Quando se desgarra dos manuscritos, da folha de papel, das cadernetas, a escrita diarista rompe o lacre do segredo antes guardado a sete chaves em gavetas escondidas, cofres e fundos falsos. Quando ganha as telas do computador e as janelas da internet, o diário viola as fechaduras do íntimo. A confissão e o desabafo ganham novos interlocutores. As páginas de papel em que se depositavam impressões, experiências e desejos, como formas de organização do eu, tornam-se voláteis, imateriais e suspeitas. Sua autoria é muitas vezes colocada em xeque, em tempos de muitos perfis possíveis para um único eu.

Em vez da intimidade repartida com um interlocutor silencioso, “o show do eu” na internet, na feliz formulação da pesquisadora Paula Sibilia, quer um Outro que responda ou que, pelo menos, seja um leitor desejoso de compartilhar experiências.

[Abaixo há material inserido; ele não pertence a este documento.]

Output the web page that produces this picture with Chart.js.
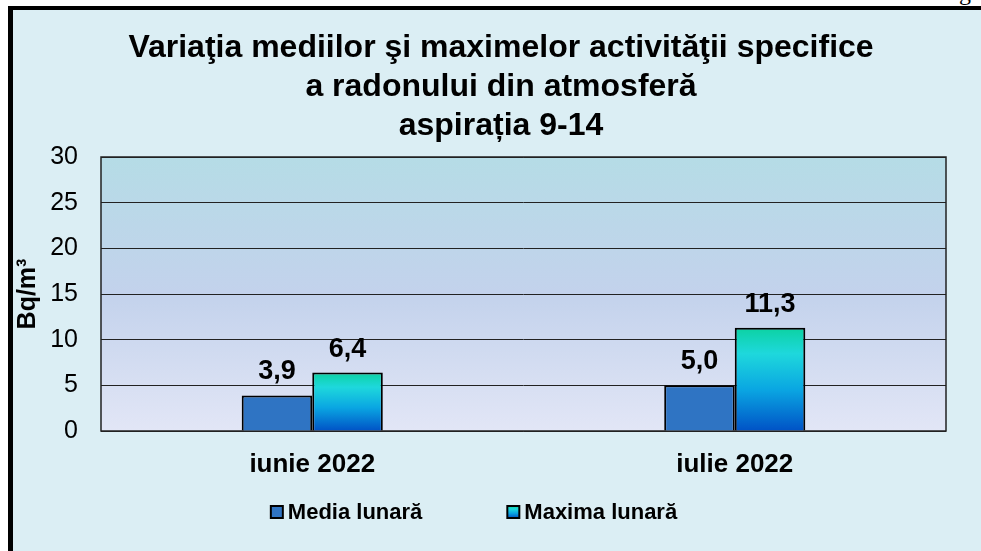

Os blogs que explodiram, no Brasil, nos primeiros anos do século XXI, trouxeram a contradição na própria etimologia da palavra: “web” (página na internet), “log” (diário de bordo), se considerarmos a poética da confissão do segredo que sempre o distinguiu das outras escritas do eu. O diário, em sua matriz convencional, estava destinado a um silêncio só rompido com a morte do diarista ou com sua iniciativa de comunicação.

Em tempos de internet, a comunicação, antes emudecida por um interlocutor passivo, recebe novos contornos e outros paradigmas. Há uma exibição do íntimo que ficava trancafiado. Assistimos a um fenômeno de publicização deliberada do privado tanto em função do afã de alguns minutos de fama quanto da cortina de fumaça que é a virtualidade. O virtual existe, está ali nos espreitando, mas na distância enganosa da tela que nos protege. A exposição que nos liberta quase sempre do peso do segredo é confortável porque não nos deixa cara a cara, a menos que queiramos, com esse outro a quem confiamos nossas experiências e formas de perceber a realidade. A internet, então, é ao mesmo tempo, fechadura por onde se espia e janela por onde se pode atravessar o íntimo.

Se, por um lado, o redimensionamento do íntimo é a diferença mais ruidosa dos blogs em relação aos diários de papel, por outro, não se desfez a intenção de, ao transformar a vida em linguagem, ou seja, fazê-la existir em palavras e frases, construir um corpo simbólico que sobreviverá à morte física. Transformados em palavras, sobreviveremos!

Passados mais de dez anos da explosão dos blogs no Brasil e de suas múltiplas intenções, as que parecem não ter desaparecido são as de comunicação e interatividade. Muito além do buraco da fechadura, estão as janelas que se abrem em caixas de diálogo, comentários, divulgação de trabalhos, compartilhamento de leituras.

Das funções que Lejeune atribuiu ao diário na relação com a pessoa que o escreve, duas delas mantiveram-se firmes independentemente da matéria acolhida: escrever e pensar. Diz o pesquisador: “Mantém-se enfim um diário porque se gosta de escrever”. Segue afirmando que quem escreve um diário “encontra a doçura de existir nas palavras e a esperança de deixar um vestígio”. O diário e também o blog, acrescento eu, são “métodos de trabalho”, são lugares onde o pensamento pode ser um processo de criação mais livre e mais aberto às contradições e aos rumores da realidade que nos circunda.